Credit: Reuters/Fayyaz Hussain
FAISALABAD, Pakistan |
FAISALABAD, Pakistan (Reuters) - Militants set off a car-bomb at a natural gas filling station in the Pakistani city of Faisalabad Tuesday killing 25 people, many of them lining up for fuel for their cars, police said.
The car-bomb set off gas cylinders causing a big explosion that destroyed or severely damaged nearby buildings and reduced numerous vehicles to blackened shells.

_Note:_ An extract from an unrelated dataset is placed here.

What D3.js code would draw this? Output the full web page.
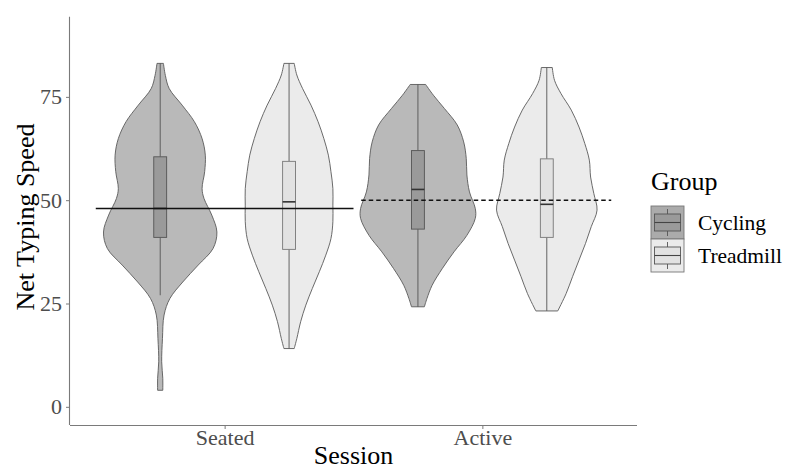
<!DOCTYPE html>
<html>
<head>
<meta charset="utf-8">
<script src="https://cdn.jsdelivr.net/npm/d3@7"></script>
<style>
  body { margin: 0; background: #fff; }
  svg { display: block; font-family: "Liberation Serif", "Times New Roman", serif; }
</style>
</head>
<body>
<div id="chart"></div>
<script>
// Categories
const sessions = ['Seated', 'Active'];
const groups = ['Cycling', 'Treadmill'];
const yTicks = [0, 25, 50, 75];

// Violin outlines: [value, relative density]
const seatedCycling = [
    [83.1, 0.05], [80.2, 0.08], [77.0, 0.14], [73.0, 0.34], [69.0, 0.53], [64.9, 0.65],
    [60.9, 0.70], [56.9, 0.69], [52.8, 0.65], [50.4, 0.68], [46.4, 0.80], [42.3, 0.88],
    [38.3, 0.82], [34.3, 0.59], [30.2, 0.35], [26.2, 0.15], [22.2, 0.06], [16.5, 0.035],
    [10.9, 0.023], [6.9, 0.04], [4.0, 0.04]
];
const seatedTreadmill = [
    [83.1, 0.08], [80.3, 0.12], [77.0, 0.21], [73.0, 0.34], [69.0, 0.45], [64.9, 0.54],
    [60.9, 0.61], [56.9, 0.65], [52.8, 0.68], [48.8, 0.68], [44.8, 0.68], [40.7, 0.65],
    [36.7, 0.57], [32.7, 0.47], [28.6, 0.36], [24.6, 0.26], [20.6, 0.18], [16.5, 0.12],
    [14.1, 0.08]
];
const activeCycling = [
    [78.0, 0.12], [75.4, 0.24], [72.2, 0.41], [68.2, 0.61], [64.1, 0.71], [60.1, 0.75],
    [56.1, 0.76], [52.0, 0.80], [48.0, 0.89], [45.6, 0.89], [41.5, 0.76], [37.5, 0.56],
    [33.5, 0.38], [29.4, 0.22], [26.2, 0.14], [24.2, 0.10]
];
const activeTreadmill = [
    [82.1, 0.085], [79.0, 0.12], [75.8, 0.22], [71.8, 0.38], [67.7, 0.50], [63.7, 0.59],
    [59.7, 0.66], [55.6, 0.68], [51.6, 0.73], [47.6, 0.78], [43.6, 0.69], [39.5, 0.60],
    [35.5, 0.50], [31.5, 0.40], [27.4, 0.30], [23.2, 0.17]
];

// Box plot stats: [lower whisker, q1, median, q3, upper whisker]
const seatedCyclingBox = [27.0, 41.0, 48.0, 60.5, 83.1];
const seatedTreadmillBox = [14.1, 38.1, 49.6, 59.4, 83.1];
const activeCyclingBox = [24.2, 43.0, 52.6, 62.0, 78.0];
const activeTreadmillBox = [23.2, 41.0, 49.0, 60.0, 82.1];

// Session means drawn as horizontal lines
const sessionMeans = [48, 50];

const violins = [
    {session: 0, group: 0, dens: seatedCycling, box: seatedCyclingBox},
    {session: 0, group: 1, dens: seatedTreadmill, box: seatedTreadmillBox},
    {session: 1, group: 0, dens: activeCycling, box: activeCyclingBox},
    {session: 1, group: 1, dens: activeTreadmill, box: activeTreadmillBox}
];

const violinFill = ['#b9b9b9', '#ebebeb'];
const boxFill = ['#9a9a9a', '#e2e2e2'];
const boxStroke = ['#555', '#777'];

const W = 786, H = 471;
const plot = {left: 70, right: 637, top: 16.7, bottom: 425};

const svg = d3.select('#chart')
    .append('svg')
    .attr('width', W)
    .attr('height', H);

// Scales
const x = d3.scaleLinear().domain([0.4, 2.6]).range([plot.left, plot.right]);
const y = d3.scaleLinear().domain([-4.4, 94.4]).range([plot.bottom, plot.top]);
const w = d3.scaleLinear().domain([0, 1]).range([0, x(0.25) - x(0)]);
const dodge = 0.25;
const boxHalf = 0.025;

const cx = d => x(d.session + 1 + (d.group === 0 ? -dodge : dodge));

// Violins
violins.forEach(v => {
    const c = cx(v);
    const area = d3.area()
        .y(d => y(d[0]))
        .x0(d => c - w(d[1]))
        .x1(d => c + w(d[1]))
        .curve(d3.curveCatmullRom);
    svg.append('path')
        .attr('d', area(v.dens))
        .attr('fill', violinFill[v.group])
        .attr('stroke', '#5a5a5a')
        .attr('stroke-width', 0.9);
});

// Boxes
violins.forEach(v => {
    const c = cx(v);
    const bw = x(boxHalf) - x(0);
    const b = v.box;
    const g = svg.append('g');
    g.append('line')
        .attr('x1', c).attr('x2', c)
        .attr('y1', y(b[4])).attr('y2', y(b[3]))
        .attr('stroke', '#555').attr('stroke-width', 0.9);
    g.append('line')
        .attr('x1', c).attr('x2', c)
        .attr('y1', y(b[1])).attr('y2', y(b[0]))
        .attr('stroke', '#555').attr('stroke-width', 0.9);
    g.append('rect')
        .attr('x', c - bw).attr('width', 2 * bw)
        .attr('y', y(b[3])).attr('height', y(b[1]) - y(b[3]))
        .attr('fill', boxFill[v.group])
        .attr('stroke', boxStroke[v.group])
        .attr('stroke-width', 0.9);
    g.append('line')
        .attr('x1', c - bw).attr('x2', c + bw)
        .attr('y1', y(b[2])).attr('y2', y(b[2]))
        .attr('stroke', '#333').attr('stroke-width', 1.6);
});

// Session mean lines
sessionMeans.forEach((m, i) => {
    svg.append('line')
        .attr('x1', x(i + 0.5 + (i === 1 ? 0.03 : 0)))
        .attr('x2', x(i + 1.5))
        .attr('y1', y(m)).attr('y2', y(m))
        .attr('stroke', '#111')
        .attr('stroke-width', 1.5)
        .attr('stroke-dasharray', i === 1 ? '4.5,3' : null);
});

// Axes
const xAxis = svg.append('g')
    .attr('transform', `translate(0,${plot.bottom})`)
    .call(d3.axisBottom(x).tickValues([1, 2]).tickFormat(d => sessions[d - 1]).tickSize(4).tickSizeOuter(0));
xAxis.select('.domain').attr('d', `M${plot.left},0.5H${plot.right}`);

const yAxis = svg.append('g')
    .attr('transform', `translate(${plot.left},0)`)
    .call(d3.axisLeft(y).tickValues(yTicks).tickSize(4).tickSizeOuter(0));
yAxis.select('.domain').attr('d', `M-0.5,${plot.top}V${plot.bottom}`);

svg.selectAll('.domain').attr('stroke', '#7a7a7a').attr('stroke-width', 1.1);
svg.selectAll('.tick line').attr('stroke', '#7a7a7a');
svg.selectAll('.tick text')
    .attr('font-family', '"Liberation Serif", serif')
    .attr('fill', '#4d4d4d');
xAxis.selectAll('.tick text').attr('font-size', 22).attr('y', 20).attr('dy', 0);
yAxis.selectAll('.tick text').attr('font-size', 22).attr('x', -8);

// Axis titles
svg.append('text')
    .attr('x', (plot.left + plot.right) / 2)
    .attr('y', 464)
    .attr('text-anchor', 'middle')
    .attr('font-size', 26)
    .text('Session');

svg.append('text')
    .attr('transform', `translate(34,217) rotate(-90)`)
    .attr('text-anchor', 'middle')
    .attr('font-size', 26)
    .text('Net Typing Speed');

// Legend
const legend = svg.append('g').attr('transform', 'translate(651,0)');
legend.append('text')
    .attr('x', 0).attr('y', 190)
    .attr('font-size', 26)
    .text('Group');

groups.forEach((gName, i) => {
    const ky = 206 + i * 33;
    const k = legend.append('g').attr('transform', `translate(0,${ky})`);
    k.append('rect')
        .attr('width', 33).attr('height', 33)
        .attr('fill', i === 0 ? '#ababab' : '#ebebeb')
        .attr('stroke', '#777').attr('stroke-width', 0.9);
    k.append('line')
        .attr('x1', 16.5).attr('x2', 16.5).attr('y1', 3).attr('y2', 30)
        .attr('stroke', '#555').attr('stroke-width', 0.9);
    k.append('rect')
        .attr('x', 3.5).attr('width', 26)
        .attr('y', 8).attr('height', 17)
        .attr('fill', boxFill[i])
        .attr('stroke', '#555').attr('stroke-width', 0.9);
    k.append('line')
        .attr('x1', 3.5).attr('x2', 29.5).attr('y1', 16.5).attr('y2', 16.5)
        .attr('stroke', '#444').attr('stroke-width', 1.1);
    legend.append('text')
        .attr('x', 47).attr('y', ky + 16.5)
        .attr('dy', '0.35em')
        .attr('font-size', 21.5)
        .text(gName);
});
</script>
</body>
</html>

A Taliban spokesman later claimed responsibility.
"Many of those killed were people waiting to get their cars filled," district police chief Aftab Cheema told Reuters.
More than 125 people were wounded in the blast in Pakistan's textile-producing hub, 280 km (175 miles) southeast of the capital, Islamabad, he said.
Many vehicles in Pakistan run on compressed natural gas and there are usually long queues of cars waiting to fill up at stations.
Cheema declined to speculate on the militants' target but said a "sensitive organization" had an office close to the filling station.
Media said the country's main police investigation agency had an office nearby.
A Taliban spokesman, Ehsanullah Ehsan, claimed responsibility, telling Reuters by telephone from an undisclosed location the attack was in retaliation for the killing of one of their commanders in the city.
He was referring to the killing of a senior Pakistani Taliban member in a shoot-out with police in Faisalabad last year.
Pakistan has seen a wave of bombs in the past three years, many in the northwest near the border with Afghanistan, where the military is battling al Qaeda-linked Pakistani Taliban insurgents.
The army says that several military offensives have weakened the militants but bomb attacks are still common.